OSAGE | During the Tuesday, Oct. 17, meeting of the Mitchell County Board of Supervisors meeting, members discussed the request for the county to become the fiscal agent for the Bridges Mentoring Program.
Mitchell County’s Bridges Mentoring Program is slated to lose its current fiscal agent at the end of 2017.
County Attorney Mark Walk said, “It’s a good program, but I don’t think it’s a program the county should be involved in. That is my opinion as county attorney.”
He later added, “As county attorney, there are too many down sides to it.”
County Auditor Lowell Tesch added, “It sets a precedent, and I don’t think it’s something the taxpayers want to get involved in.”
Both men stated their main concern with the request was the possibility of other nonprofits requesting assistance from the county. No official action was taken after the discussion.
Tom Madden, of SHE, discussed the county’s pre-treatment plant and the on-going issues with the odor problems coming from Valent BioSciences plant on the southeast side of Osage.

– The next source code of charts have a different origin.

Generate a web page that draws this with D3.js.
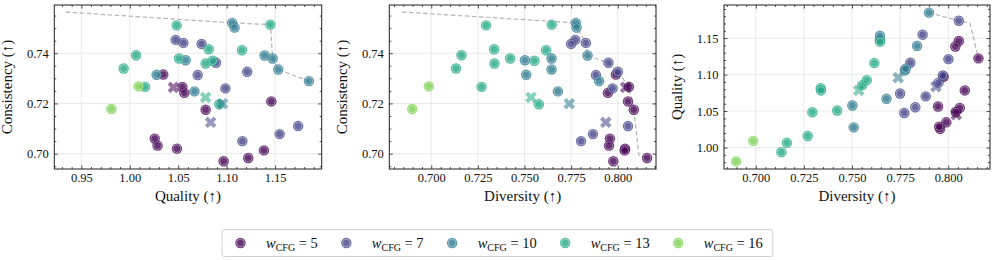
<!DOCTYPE html>
<html>
<head>
<meta charset="utf-8">
<script src="https://cdn.jsdelivr.net/npm/d3@7"></script>
<style>
  body { margin: 0; background: #fff; }
  svg, svg text { font-family: "Liberation Serif", "DejaVu Serif", serif; }
</style>
</head>
<body>
<svg id="chart" width="996" height="260"></svg>
<script>
  var wCfg = [5, 7, 10, 13, 16];

  // samples for each guidance scale (quality, consistency, diversity)
  var quality5 = [1.0346, 1.0543, 1.0563, 1.0783, 1.1461, 1.0257, 1.0287, 1.0487, 1.0969, 1.1223, 1.1385];
  var consistency5 = [0.7315, 0.7266, 0.7242, 0.7175, 0.7208, 0.7060, 0.7032, 0.7020, 0.6970, 0.6983, 0.7013];
  var diversity5 = [0.7990, 0.8060, 0.7947, 0.8086, 0.8055, 0.7958, 0.7953, 0.8039, 0.7976, 0.8157, 0.8037];

  var quality7 = [1.0474, 1.0553, 1.0741, 1.0890, 1.0701, 1.1212, 1.0987, 1.1738, 1.1547, 1.1162];
  var consistency7 = [0.7453, 0.7441, 0.7437, 0.7362, 0.7313, 0.7326, 0.7260, 0.7110, 0.7078, 0.7050];
  var diversity7 = [0.7772, 0.7829, 0.7750, 0.7950, 0.7883, 0.8001, 0.7972, 0.8055, 0.7867, 0.7803];

  var quality10 = [1.1057, 1.1082, 1.0577, 1.1392, 1.1475, 1.1533, 1.1849, 1.0277, 1.0668];
  var consistency10 = [0.7521, 0.7502, 0.7372, 0.7391, 0.7379, 0.7335, 0.7289, 0.7314, 0.7248];
  var diversity10 = [0.7775, 0.7779, 0.7502, 0.7838, 0.7645, 0.7645, 0.7900, 0.7509, 0.7679];

  var quality13 = [1.0484, 1.1451, 1.0815, 1.0065, 1.0508, 1.0783, 1.0855, 1.1158, 0.9937, 1.0158, 1.0924];
  var consistency13 = [0.7511, 0.7514, 0.7416, 0.7392, 0.7379, 0.7359, 0.7370, 0.7412, 0.7339, 0.7266, 0.7197];
  var diversity13 = [0.7294, 0.7646, 0.7337, 0.7162, 0.7423, 0.7339, 0.7553, 0.7616, 0.7133, 0.7270, 0.7577];

  var quality16 = [1.0092, 0.9810];
  var consistency16 = [0.7268, 0.7178];
  var diversity16 = [0.6987, 0.6898];

  // mean of each guidance scale (X markers)
  var meanW = [5, 7, 10, 13];
  var meanQuality = [1.0450, 1.0835, 1.0958, 1.0783];
  var meanConsistency = [0.7264, 0.7125, 0.7199, 0.7224];
  var meanDiversity = [0.8042, 0.7936, 0.7740, 0.7535];

  // pareto fronts
  var frontQualityA = [0.9339, 1.1057, 1.1451, 1.1475, 1.1533, 1.1849];
  var frontConsistencyA = [0.7564, 0.7521, 0.7514, 0.7379, 0.7335, 0.7289];
  var frontDiversityB = [0.6843, 0.7775, 0.7779, 0.7829, 0.7838, 0.7950, 0.8001, 0.8060, 0.8086, 0.8113, 0.8157];
  var frontConsistencyB = [0.7564, 0.7521, 0.7502, 0.7441, 0.7391, 0.7361, 0.7326, 0.7266, 0.7173, 0.6995, 0.6983];
  var frontDiversityC = [0.7900, 0.8055, 0.8113, 0.8157];
  var frontQualityC = [1.1849, 1.1738, 1.1707, 1.1223];

  var allQ = [quality5, quality7, quality10, quality13, quality16];
  var allC = [consistency5, consistency7, consistency10, consistency13, consistency16];
  var allD = [diversity5, diversity7, diversity10, diversity13, diversity16];

  var color = d3.scaleOrdinal()
      .domain(wCfg)
      .range(wCfg.map(function(w, i) { return d3.interpolateViridis(i * 0.2); }));

  var points = [];
  wCfg.forEach(function(w, i) {
    allQ[i].forEach(function(q, j) {
      points.push({ w: w, quality: q, consistency: allC[i][j], diversity: allD[i][j] });
    });
  });
  var means = meanW.map(function(w, i) {
    return { w: w, quality: meanQuality[i], consistency: meanConsistency[i], diversity: meanDiversity[i] };
  });

  var plotTop = 5, plotBottom = 169;

  var panels = [
    { left: 54.3, right: 321.7, xKey: "quality", yKey: "consistency",
      xDomain: [0.9221, 1.1981], yDomain: [0.6939, 0.7592],
      xTicks: [0.95, 1.00, 1.05, 1.10, 1.15], xMinor: 0.01, xFmt: ".2f",
      yTicks: [0.70, 0.72, 0.74], yMinor: 0.005, yFmt: ".2f",
      xLabel: "Quality (\u2191)", yLabel: "Consistency (\u2191)",
      front: frontQualityA.map(function(v, i) { return [v, frontConsistencyA[i]]; }) },
    { left: 389.3, right: 656, xKey: "diversity", yKey: "consistency",
      xDomain: [0.6775, 0.8205], yDomain: [0.6939, 0.7592],
      xTicks: [0.700, 0.725, 0.750, 0.775, 0.800], xMinor: 0.005, xFmt: ".3f",
      yTicks: [0.70, 0.72, 0.74], yMinor: 0.005, yFmt: ".2f",
      xLabel: "Diversity (\u2191)", yLabel: "Consistency (\u2191)",
      front: frontDiversityB.map(function(v, i) { return [v, frontConsistencyB[i]]; }) },
    { left: 724, right: 990, xKey: "diversity", yKey: "quality",
      xDomain: [0.6835, 0.8217], yDomain: [0.9706, 1.1954],
      xTicks: [0.700, 0.725, 0.750, 0.775, 0.800], xMinor: 0.005, xFmt: ".3f",
      yTicks: [1.00, 1.05, 1.10, 1.15], yMinor: 0.01, yFmt: ".2f",
      xLabel: "Diversity (\u2191)", yLabel: "Quality (\u2191)",
      front: frontDiversityC.map(function(v, i) { return [v, frontQualityC[i]]; }) }
  ];

  var svg = d3.select("#chart");

  function minorTicks(domain, step, majors) {
    var out = [];
    var start = Math.ceil(domain[0] / step - 1e-9);
    for (var k = start; k * step <= domain[1] + 1e-9; k++) {
      var v = +(k * step).toFixed(6);
      if (!majors.some(function(m) { return Math.abs(m - v) < 1e-7; })) out.push(v);
    }
    return out;
  }

  function drawDot(g, cx, cy, c) {
    g.append("circle").attr("cx", cx).attr("cy", cy).attr("r", 5.2)
      .attr("fill", c).attr("fill-opacity", 0.8);
    g.append("circle").attr("cx", cx).attr("cy", cy).attr("r", 3.9)
      .attr("fill", "none").attr("stroke", "#fff")
      .attr("stroke-width", 0.8).attr("stroke-opacity", 0.5);
  }

  var xMark = d3.symbol().type(d3.symbolCross).size(84);

  panels.forEach(function(p) {
    var x = d3.scaleLinear().domain(p.xDomain).range([p.left, p.right]);
    var y = d3.scaleLinear().domain(p.yDomain).range([plotBottom, plotTop]);
    var g = svg.append("g");

    // grid
    g.selectAll(".gx").data(p.xTicks).enter().append("line")
      .attr("x1", function(d) { return x(d); }).attr("x2", function(d) { return x(d); })
      .attr("y1", plotTop).attr("y2", plotBottom)
      .attr("stroke", "#e6e6e6").attr("stroke-width", 0.9);
    g.selectAll(".gy").data(p.yTicks).enter().append("line")
      .attr("x1", p.left).attr("x2", p.right)
      .attr("y1", function(d) { return y(d); }).attr("y2", function(d) { return y(d); })
      .attr("stroke", "#e6e6e6").attr("stroke-width", 0.9);

    // pareto front
    var line = d3.line()
      .x(function(d) { return x(d[0]); })
      .y(function(d) { return y(d[1]); });
    g.append("path")
      .datum(p.front)
      .attr("fill", "none")
      .attr("stroke", "#b4b4b4")
      .attr("stroke-width", 1.2)
      .attr("stroke-dasharray", "4.5,2.5")
      .attr("d", line);

    // samples
    var dots = g.append("g");
    points.forEach(function(d) {
      drawDot(dots, x(d[p.xKey]), y(d[p.yKey]), color(d.w));
    });

    // means
    g.selectAll(".mean").data(means).enter().append("path")
      .attr("d", xMark)
      .attr("transform", function(d) {
        return "translate(" + x(d[p.xKey]) + "," + y(d[p.yKey]) + ") rotate(45)";
      })
      .attr("fill", function(d) { return color(d.w); })
      .attr("fill-opacity", 0.55);

    // axes: major + minor ticks inward on all sides
    var xMinors = minorTicks(p.xDomain, p.xMinor, p.xTicks);
    var yMinors = minorTicks(p.yDomain, p.yMinor, p.yTicks);

    g.append("g").attr("transform", "translate(0," + plotBottom + ")")
      .call(d3.axisBottom(x).tickValues(p.xTicks).tickSize(-3.5).tickPadding(4.5)
        .tickFormat(d3.format(p.xFmt)));
    g.append("g").attr("transform", "translate(" + p.left + ",0)")
      .call(d3.axisLeft(y).tickValues(p.yTicks).tickSize(-3.5).tickPadding(5.5)
        .tickFormat(d3.format(p.yFmt)));
    g.append("g").attr("transform", "translate(0," + plotTop + ")")
      .call(d3.axisTop(x).tickValues(p.xTicks).tickSize(-3.5).tickFormat(""));
    g.append("g").attr("transform", "translate(" + p.right + ",0)")
      .call(d3.axisRight(y).tickValues(p.yTicks).tickSize(-3.5).tickFormat(""));
    g.append("g").attr("transform", "translate(0," + plotBottom + ")")
      .call(d3.axisBottom(x).tickValues(xMinors).tickSize(-2).tickFormat(""));
    g.append("g").attr("transform", "translate(0," + plotTop + ")")
      .call(d3.axisTop(x).tickValues(xMinors).tickSize(-2).tickFormat(""));
    g.append("g").attr("transform", "translate(" + p.left + ",0)")
      .call(d3.axisLeft(y).tickValues(yMinors).tickSize(-2).tickFormat(""));
    g.append("g").attr("transform", "translate(" + p.right + ",0)")
      .call(d3.axisRight(y).tickValues(yMinors).tickSize(-2).tickFormat(""));

    g.selectAll(".domain").remove();
    g.selectAll(".tick line").attr("stroke", "#222").attr("stroke-width", 0.8);
    g.selectAll(".tick text").attr("fill", "#111").attr("font-size", 12.5);

    g.append("rect")
      .attr("x", p.left).attr("y", plotTop)
      .attr("width", p.right - p.left).attr("height", plotBottom - plotTop)
      .attr("fill", "none").attr("stroke", "#222").attr("stroke-width", 1);

    g.append("text")
      .attr("x", (p.left + p.right) / 2).attr("y", 201)
      .attr("text-anchor", "middle").attr("font-size", 15).attr("fill", "#111")
      .text(p.xLabel);
    g.append("text")
      .attr("transform", "translate(" + (p.left - 42) + "," + ((plotTop + plotBottom) / 2) + ") rotate(-90)")
      .attr("text-anchor", "middle").attr("font-size", 15).attr("fill", "#111")
      .text(p.yLabel);
  });

  // legend
  var legend = svg.append("g");
  var box = legend.append("rect")
    .attr("x", 222).attr("y", 229.5).attr("height", 27).attr("rx", 2.5)
    .attr("fill", "#fff").attr("stroke", "#d0d0d0").attr("stroke-width", 1);
  var lx = 240.5, ly = 243;
  wCfg.forEach(function(w) {
    drawDot(legend, lx, ly, color(w));
    var t = legend.append("text")
      .attr("x", lx + 25.5).attr("y", ly + 4.5)
      .attr("font-size", 14.5).attr("fill", "#111");
    t.append("tspan").attr("font-style", "italic").text("w");
    t.append("tspan").attr("font-size", 10).attr("dy", 3).text("CFG");
    t.append("tspan").attr("dy", -3).text(" = " + w);
    var wd = t.node().getComputedTextLength();
    lx = lx + 25.5 + wd + 28.5;
  });
  box.attr("width", lx - 28.5 + 10 - 222);
</script>
</body>
</html>
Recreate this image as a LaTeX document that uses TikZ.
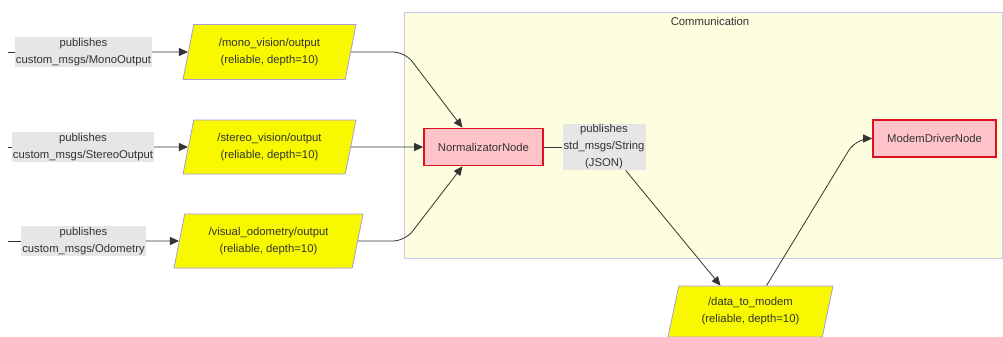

He reported at recent meetings with company officials, plant officials believe they have found the cause of the ongoing problem, but now equipment must be put in place to solve the issue.
Supervisor Joel Voaklander and Madden later discussed whether the newly engineered equipment be able to be serviced readily from area repairmen.
They said they concern was if the equipment is purchased from a vendor which does not currently have service people in the area, there could be problems if a breakdown would occur.
Voaklander stated serviceability of the new equipment is a major concern.
A public hearing was set for 8:45 a.m. on Tuesday, Nov. 7 for the proposal to incur non-current debt for phase one of the North Iowa Port Authority Natural Gas Distribution System.
The funds would be used for a feasibility study of a proposed natural gas pipeline crossing Mitchell County.
Sheriff Gregg Beaver informed the supervisors of a change in Iowa’s gun permit system. On Jan. 1, the State of Iowa will change to a unified gun permit system.
The fees for a gun permit will remain the same, but through the new statewide system, gun permits applicants will receive only a certificate at the time the gun permit is issued, but gun owners will be mailed, in three to five working days, their permanent permit, which will be a standardized permit for all Iowans.
Beaver also informed the supervisors his department wants to purchase a new canine.
The $13,000 fee for the dog would come from funds obtained from inmate fees, which cover the cost of inmates’ housing in the county jail. Currently, the sheriff’s office receives 60 percent of the inmate fees.
County Engineer Rich Brumm informed the supervisors a trial soy-based sealant will be applied to one lane of the Nora Springs Blacktop, just south of Highway 9.
The supervisors suggested a sign be put in place to designate the one-lane mile. If the sealant works, the county will consider using it on other blacktops.
“We have done these maintenance things before,” Supervisor Stan Walk. “There is a value to it.”
Brum said if the manufacture’s claim are correct, it will seal oil into the blacktop and add several years of longevity to the asphalt road.